PROMPT: Give every line again exactly as it appears, please, but not the pictures.

DATA PROVIDED:

══════════

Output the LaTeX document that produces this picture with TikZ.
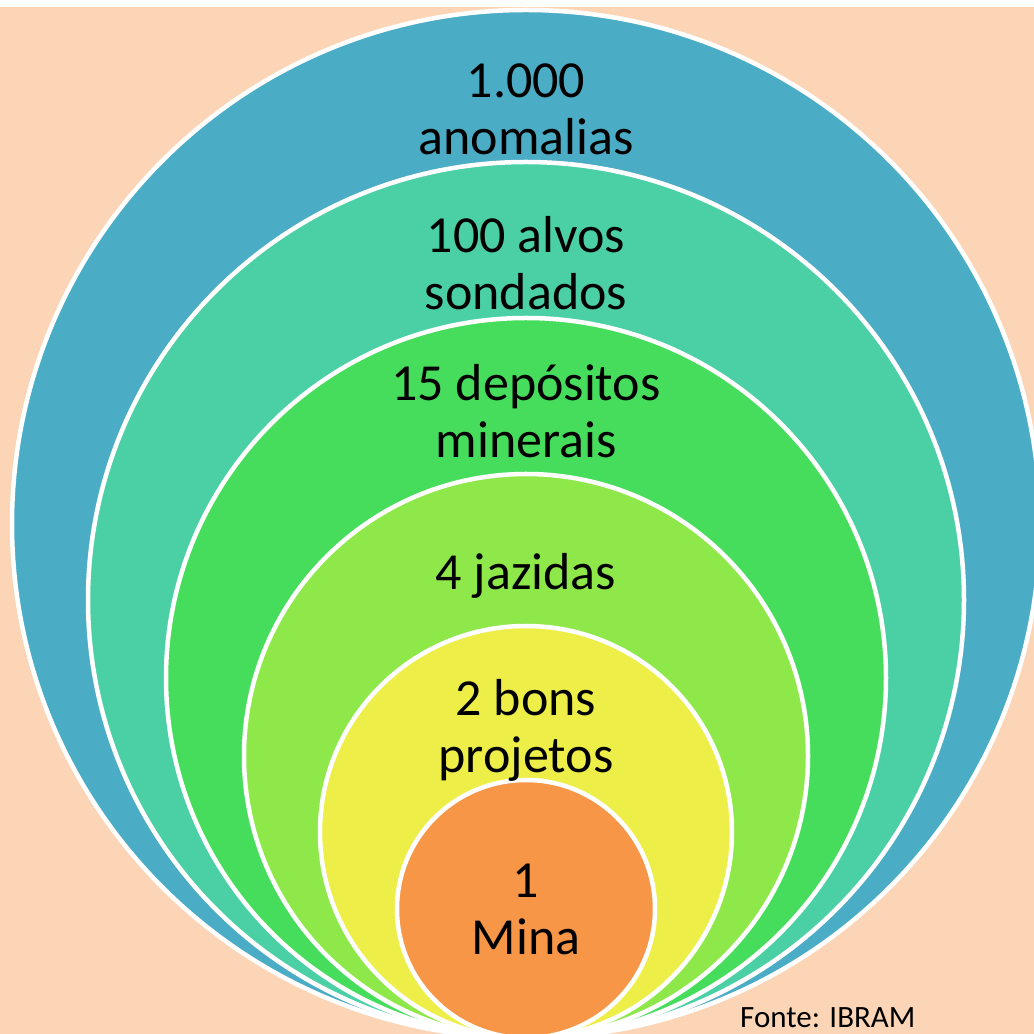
\documentclass[tikz,border=0pt]{standalone}
\usepackage{fontspec}
\setmainfont{Carlito}
\usetikzlibrary{
    positioning,
    calc
}
\definecolor{bgPeach}{RGB}{251, 213, 181}
\definecolor{ringBlue}{RGB}{75, 172, 198}
\definecolor{ringTeal}{RGB}{74, 208, 164}
\definecolor{ringGreen}{RGB}{71, 221, 92}
\definecolor{ringLime}{RGB}{143, 232, 74}
\definecolor{ringYellow}{RGB}{238, 238, 72}
\definecolor{ringOrange}{RGB}{247, 150, 70}
\def\picW{1034}
\def\picH{1034}
\def\cx{526}
\tikzset{
    ring/.style={
        circle,
        draw=white,
        line width=4.5pt,
        inner sep=0pt
    },
    tag/.style={
        font=\fontsize{52}{57}\selectfont,
        text=black,
        align=center,
        inner sep=0pt,
        anchor=base
    },
    source/.style={
        font=\fontsize{31}{35}\selectfont,
        text=black,
        inner sep=0pt,
        anchor=base west
    }
}

\begin{document}
\begin{tikzpicture}[x=1pt, y=1pt]
    \useasboundingbox (0,0) rectangle (\picW, \picH);
    \fill[white] (0,0) rectangle (\picW, \picH);
    \fill[bgPeach] (0,0) rectangle (\picW, 1027);
    \clip (0,0) rectangle (\picW, 1027);

    % Nested circles, all touching at the bottom
    \node[ring, fill=ringBlue, minimum size=1028pt] (anomalias) at (\cx, 510) {};
    \node[ring, fill=ringTeal, minimum size=876pt] (sondados) at (\cx, 434) {};
    \node[ring, fill=ringGreen, minimum size=720pt] (depositos) at (\cx, 356) {};
    \node[ring, fill=ringLime, minimum size=564pt] (jazidas) at (\cx, 278) {};
    \node[ring, fill=ringYellow, minimum size=412pt] (projetos) at (\cx, 202) {};
    \node[ring, fill=ringOrange, minimum size=258pt] (mina) at (\cx, 125) {};

    % Labels (base = last line)
    \node[tag] (tAnomalias) at (\cx, 879) {1.000\\anomalias};
    \node[tag] (tSondados) at (\cx, 724) {100 alvos\\sondados};
    \node[tag] (tDepositos) at (\cx, 576) {15 depósitos\\minerais};
    \node[tag] (tJazidas) at (\cx, 444) {4 jazidas};
    \node[tag] (tProjetos) at (\cx, 261) {2 bons\\projetos};
    \node[tag] (tMina) at (\cx, 79) {1\\Mina};

    \node[source] (fonte) at (740, 6) {Fonte: IBRAM};
\end{tikzpicture}
\end{document}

══════════

PROBLEM SOLUTION:
Output the LaTeX document that produces this picture with TikZ.
\documentclass[tikz,border=0pt]{standalone}
\usepackage{fontspec}
\setmainfont{Carlito}
\usetikzlibrary{
    positioning,
    calc
}
\definecolor{bgPeach}{RGB}{251, 213, 181}
\definecolor{ringBlue}{RGB}{75, 172, 198}
\definecolor{ringTeal}{RGB}{74, 208, 164}
\definecolor{ringGreen}{RGB}{71, 221, 92}
\definecolor{ringLime}{RGB}{143, 232, 74}
\definecolor{ringYellow}{RGB}{238, 238, 72}
\definecolor{ringOrange}{RGB}{247, 150, 70}
\def\picW{1034}
\def\picH{1034}
\def\cx{526}
\tikzset{
    ring/.style={
        circle,
        draw=white,
        line width=4.5pt,
        inner sep=0pt
    },
    tag/.style={
        font=\fontsize{52}{57}\selectfont,
        text=black,
        align=center,
        inner sep=0pt,
        anchor=base
    },
    source/.style={
        font=\fontsize{31}{35}\selectfont,
        text=black,
        inner sep=0pt,
        anchor=base west
    }
}

\begin{document}
\begin{tikzpicture}[x=1pt, y=1pt]
    \useasboundingbox (0,0) rectangle (\picW, \picH);
    \fill[white] (0,0) rectangle (\picW, \picH);
    \fill[bgPeach] (0,0) rectangle (\picW, 1027);
    \clip (0,0) rectangle (\picW, 1027);

    % Nested circles, all touching at the bottom
    \node[ring, fill=ringBlue, minimum size=1028pt] (anomalias) at (\cx, 510) {};
    \node[ring, fill=ringTeal, minimum size=876pt] (sondados) at (\cx, 434) {};
    \node[ring, fill=ringGreen, minimum size=720pt] (depositos) at (\cx, 356) {};
    \node[ring, fill=ringLime, minimum size=564pt] (jazidas) at (\cx, 278) {};
    \node[ring, fill=ringYellow, minimum size=412pt] (projetos) at (\cx, 202) {};
    \node[ring, fill=ringOrange, minimum size=258pt] (mina) at (\cx, 125) {};

    % Labels (base = last line)
    \node[tag] (tAnomalias) at (\cx, 879) {1.000\\anomalias};
    \node[tag] (tSondados) at (\cx, 724) {100 alvos\\sondados};
    \node[tag] (tDepositos) at (\cx, 576) {15 depósitos\\minerais};
    \node[tag] (tJazidas) at (\cx, 444) {4 jazidas};
    \node[tag] (tProjetos) at (\cx, 261) {2 bons\\projetos};
    \node[tag] (tMina) at (\cx, 79) {1\\Mina};

    \node[source] (fonte) at (740, 6) {Fonte: IBRAM};
\end{tikzpicture}
\end{document}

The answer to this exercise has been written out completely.